Social studies and Economic classes can look at cost assessments related to product use, including manufactor, foreign policy on imports, quality control etc.
Include questions designed to probe student understanding of concepts, both formative and summative. Identify taxonomic level of questions.
1. (Formative) What do companies consider when they package products? What should they consider?

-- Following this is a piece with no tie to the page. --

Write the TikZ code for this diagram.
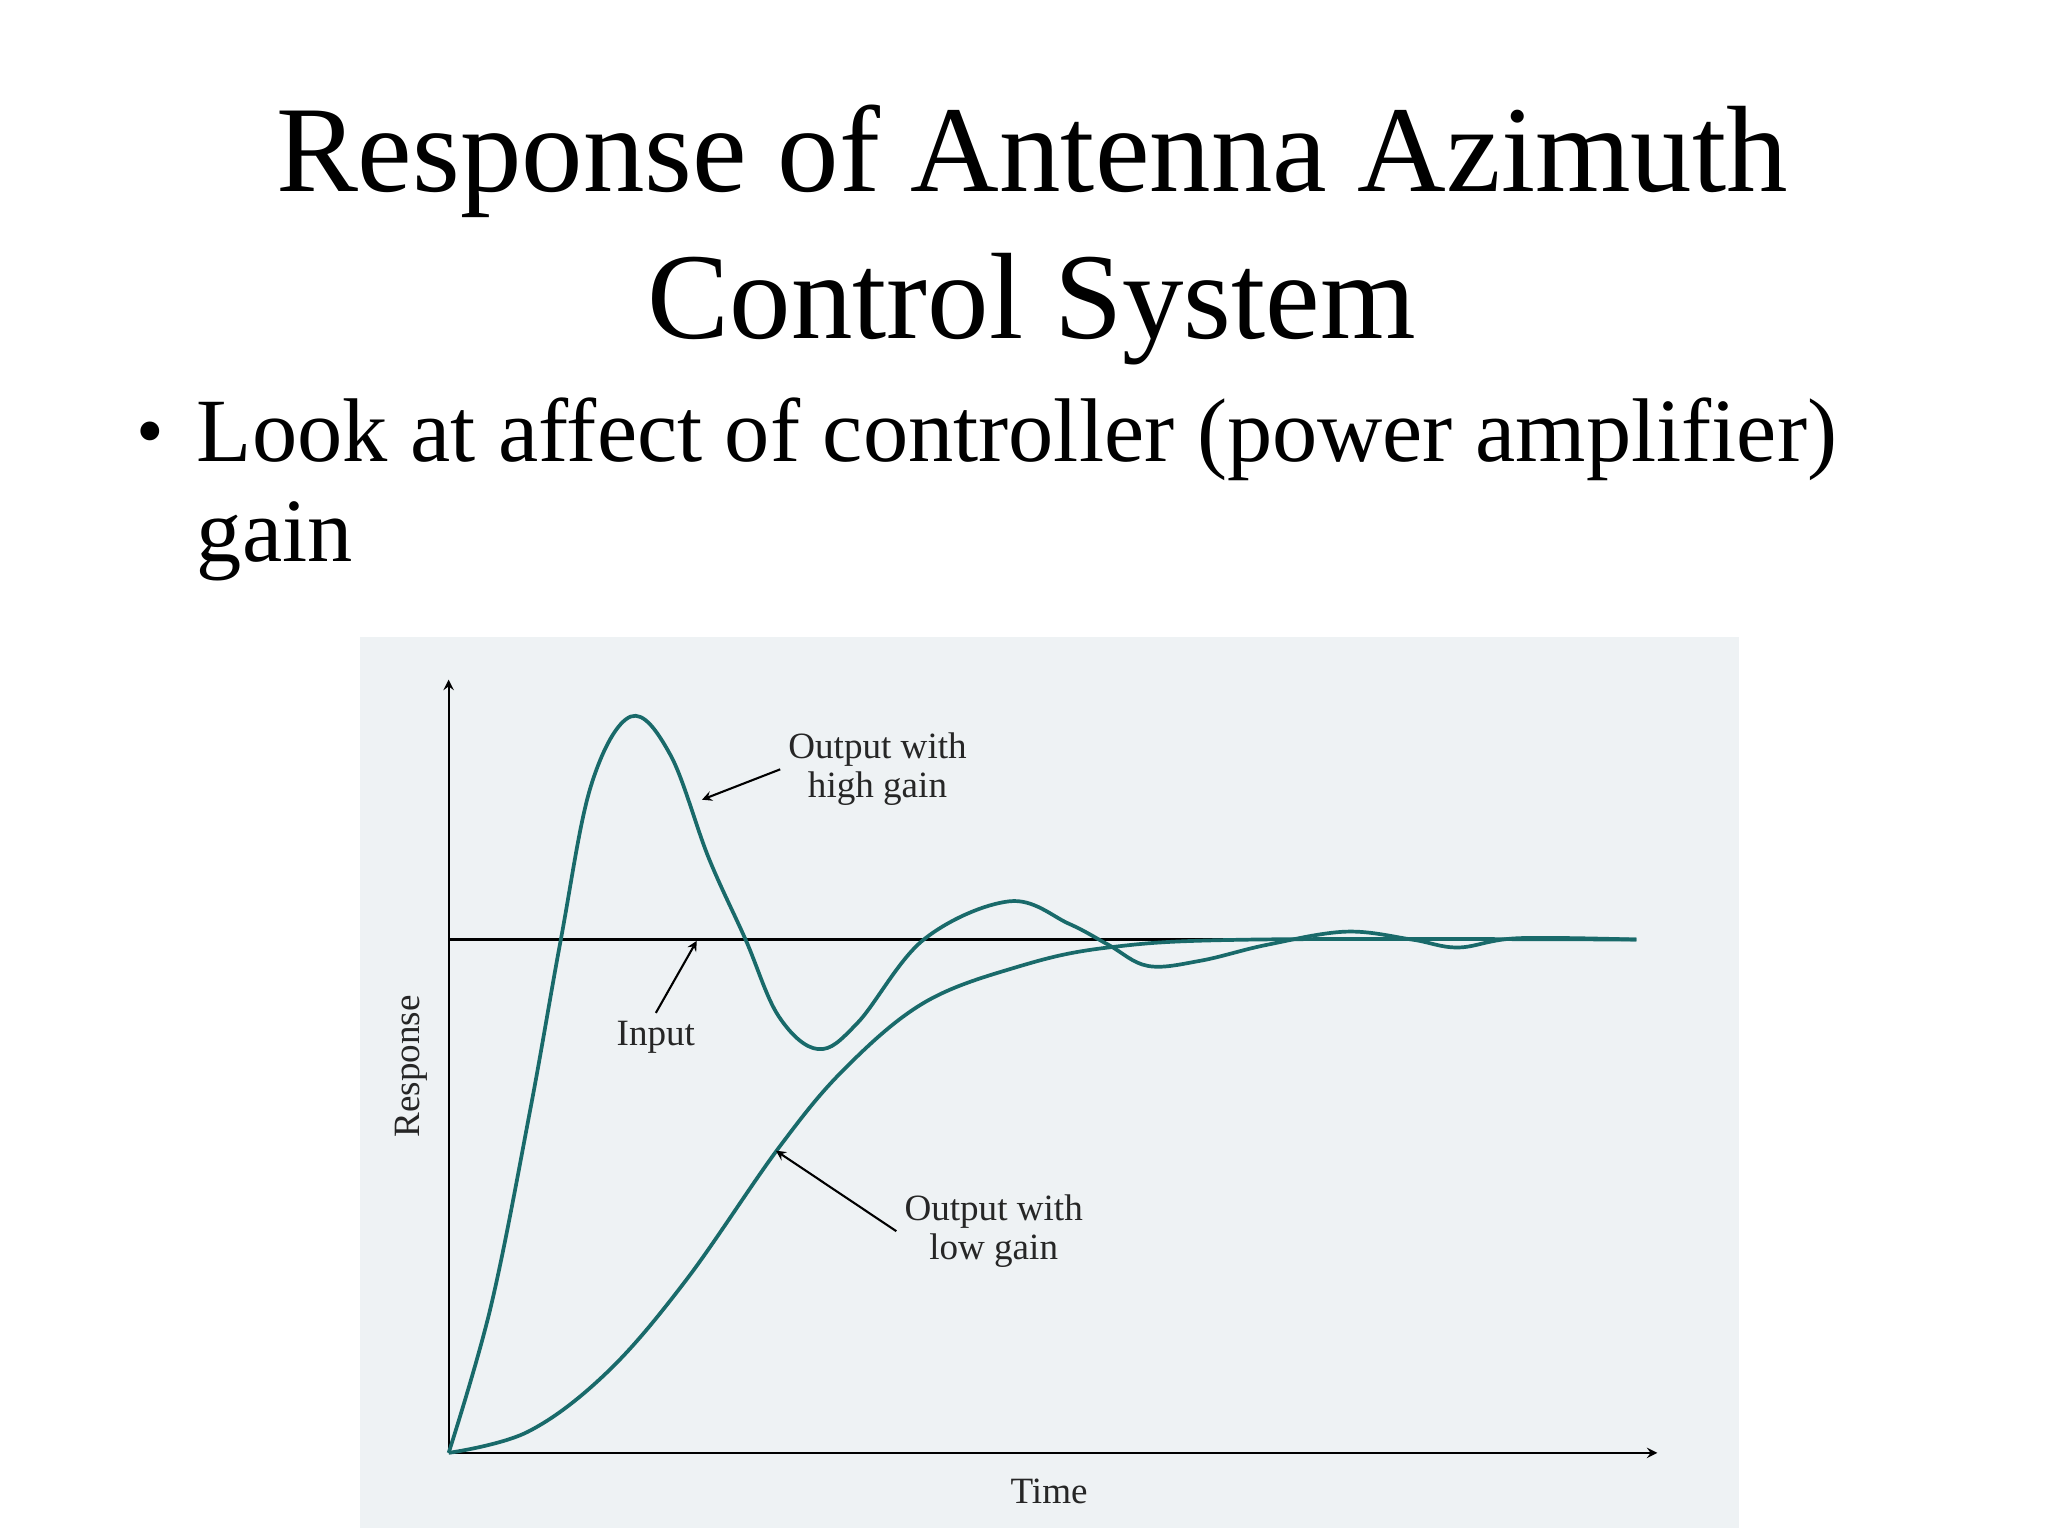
\documentclass[tikz,border=0pt]{standalone}
\usepackage{fontspec}
\setmainfont{Liberation Serif}
\begin{document}
\begin{tikzpicture}[x=0.02cm,y=-0.02cm,
  curve/.style={draw=teal!70!black!90, line width=1.6pt},
  lbl/.style={font=\fontsize{16}{17}\selectfont, align=center, text=black!85},
  ptr/.style={-stealth, line width=0.9pt}]
\useasboundingbox (0,0) rectangle (1552,1164);
\node (t1) at (782,122) {\fontsize{53}{58}\selectfont Response of Antenna Azimuth};
\node (t2) at (782,234) {\fontsize{53}{58}\selectfont Control System};
\node[anchor=west] (b1) at (97,333) {\fontsize{34}{40}\selectfont •};
\node[anchor=west] (l1) at (143,333) {\fontsize{39}{44}\selectfont Look at affect of controller (power amplifier)};
\node[anchor=west] (l2) at (143,410) {\fontsize{39}{44}\selectfont gain};
\fill[fill={rgb,255:red,238;green,242;blue,244}] (273,483) rectangle (1318,1158);
\coordinate (o) at (340,1101);
\coordinate (ytop) at (340,515);
\coordinate (xend) at (1256,1101);
\draw[-stealth, line width=1pt] (o) -- (ytop);
\draw[-stealth, line width=1pt] (o) -- (xend);
\coordinate (i0) at (340,712);
\coordinate (i1) at (1240,712);
\draw[line width=1pt] (i0) -- (i1);
\draw[curve] plot[smooth, tension=0.6] coordinates {(340,1101) (372,990) (402,840) (425,712) (448,595) (478,543) (508,572) (537,650) (565,712) (590,770) (620,795) (650,775) (700,712) (765,683) (810,700) (840,716) (870,732) (910,728) (960,716) (1020,706) (1070,712) (1105,718) (1150,711) (1240,712)};
\draw[curve] plot[smooth, tension=0.6] coordinates {(340,1101) (400,1085) (460,1040) (520,970) (590,870) (640,810) (700,760) (770,733) (840,718) (950,712) (1240,712)};
\node[lbl] (hg) at (665,583) {Output with\\high gain};
\coordinate (hga) at (532,606);
\draw[ptr] (hg.west) -- (hga);
\node[lbl] (in) at (497,786) {Input};
\coordinate (ina) at (528,713);
\draw[ptr] (in.north) -- (ina);
\node[lbl] (lg) at (753,933) {Output with\\low gain};
\coordinate (lga) at (588,872);
\draw[ptr] (lg.west) -- (lga);
\node[lbl] (time) at (795,1130) {Time};
\node[lbl, rotate=90] (resp) at (312,808) {Response};
\end{tikzpicture}
\end{document}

Possible Answers: Cost, Weight, Durability. What should they consider? Recycling, Disposal
2. (Summative) The newest compact fluorescent light bulbs are energy efficient, have a long life expectancy but are expensive compared to regular light bulbs. Do a risk-benefit analysis on the light bulbs. Include the cost, safety and availability of disposal.
Answers will vary
3. (Summative) Disposal diapers are a wonderful invention. However, they have some down sides. Compare the use of disposable diapers to cloth diapers in regards to how it is manufactured, used, maintained, replaced and disposed of. Include the total energy required to use either disposable diapers or cloth.
Answers will vary
3 questions designed to probe teachers understanding of concepts. Questions could be used as self-reflection or in professional development sessions.
1. Medical procedures often include the cost verses benefit and risk verses benefit of the procedure. Relate this to ethics. Where do we draw the line with human health? When is the cost too high? When is the risk too high?

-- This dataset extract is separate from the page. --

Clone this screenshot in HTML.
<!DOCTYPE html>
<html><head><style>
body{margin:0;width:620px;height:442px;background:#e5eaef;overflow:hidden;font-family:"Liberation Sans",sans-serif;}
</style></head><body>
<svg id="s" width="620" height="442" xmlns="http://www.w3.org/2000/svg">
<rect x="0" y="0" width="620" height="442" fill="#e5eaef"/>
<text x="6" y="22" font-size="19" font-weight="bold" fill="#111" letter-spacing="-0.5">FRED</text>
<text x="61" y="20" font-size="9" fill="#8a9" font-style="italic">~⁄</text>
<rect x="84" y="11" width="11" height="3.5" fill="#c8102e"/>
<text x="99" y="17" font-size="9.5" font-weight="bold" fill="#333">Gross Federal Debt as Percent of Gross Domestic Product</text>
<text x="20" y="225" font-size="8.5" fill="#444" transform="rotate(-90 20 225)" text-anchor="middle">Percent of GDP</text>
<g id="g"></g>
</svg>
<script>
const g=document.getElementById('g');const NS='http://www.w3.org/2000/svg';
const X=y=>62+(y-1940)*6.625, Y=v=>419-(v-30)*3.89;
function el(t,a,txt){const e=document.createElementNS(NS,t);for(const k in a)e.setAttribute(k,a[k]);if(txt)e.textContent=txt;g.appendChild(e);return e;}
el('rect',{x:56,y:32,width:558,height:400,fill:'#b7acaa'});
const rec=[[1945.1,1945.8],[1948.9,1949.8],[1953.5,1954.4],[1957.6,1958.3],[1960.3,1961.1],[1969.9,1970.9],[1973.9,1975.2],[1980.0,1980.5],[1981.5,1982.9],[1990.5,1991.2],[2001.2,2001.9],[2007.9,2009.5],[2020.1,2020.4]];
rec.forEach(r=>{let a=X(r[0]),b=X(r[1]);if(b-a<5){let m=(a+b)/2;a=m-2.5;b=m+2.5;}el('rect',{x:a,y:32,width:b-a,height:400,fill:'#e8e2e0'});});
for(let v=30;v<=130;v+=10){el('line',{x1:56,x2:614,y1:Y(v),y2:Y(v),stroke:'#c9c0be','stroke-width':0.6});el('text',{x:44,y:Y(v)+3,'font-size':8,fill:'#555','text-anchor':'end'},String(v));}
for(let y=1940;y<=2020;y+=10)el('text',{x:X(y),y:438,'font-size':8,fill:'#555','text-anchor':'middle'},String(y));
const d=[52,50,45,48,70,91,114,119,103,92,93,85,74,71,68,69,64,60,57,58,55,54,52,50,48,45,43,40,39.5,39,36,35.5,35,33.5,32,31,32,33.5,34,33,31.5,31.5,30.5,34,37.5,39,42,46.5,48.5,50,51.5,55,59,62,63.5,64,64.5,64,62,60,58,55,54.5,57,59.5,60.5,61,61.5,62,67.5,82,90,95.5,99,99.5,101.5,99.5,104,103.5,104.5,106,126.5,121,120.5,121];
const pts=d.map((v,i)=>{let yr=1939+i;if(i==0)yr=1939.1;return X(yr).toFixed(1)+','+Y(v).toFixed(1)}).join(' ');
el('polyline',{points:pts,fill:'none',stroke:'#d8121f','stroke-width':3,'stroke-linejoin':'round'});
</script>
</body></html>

2. How can you fit this standard into your curriculum without taking an extreme amount of time and teaching it as a separate project an/or unit? Can it be fit into curriculum as a natural part of the teaching of that curriculum.
3. Next time you order supplies, consider the cost verses benefit and the risks involved in pieces of laboratory equipment and perishables. Is the cheapest product really the least expensive?
ANSWER: Sometimes it is more cost effective to spend more up front.
If observing a lesson on this standard what might they expect to see.
Administrators may see students analyzing a variety of products to determine their recylability, cost, effectiveness and design. They may see students debating the wisdom of using one product verses another and talking about the recycling and disposal characteristics of the products they are dealing with.
Struggling and At-Risk:
Tying this standard to practical problems in the students lives will have more impact than things that are far removed from their lives.
Language acquisition should not be as great a concern in this standard as long as students understand the "rules" of the game. Cost verses benefit is generally a universal idea.
Students may wish to design a product of their own in which they consider the risks and benefits of the product prior to manufacture. They may try to design a better diaper, or design a better lightbulb.
Products from other cultures can add interest to this standard not only for native students but also for students from different cultures. It would be interesting to compare products and packaging from one area to another in our world. Which is the most ecologically sound. Example: An open air market where vegetables are displayed verses packaged vegetables in a super market.
Special education students may enjoy a variety learning styles as they think about a practical problem and try to solve that problem buy building "a better mousetrap".
Parents can discuss how they choose products in the store and then how they recycle products when they wear out. What do they do with batteries? What do they do with electronics? Old paint? Tin cans? If they don't have their own recycling program this would be an opportune time to start one with their students.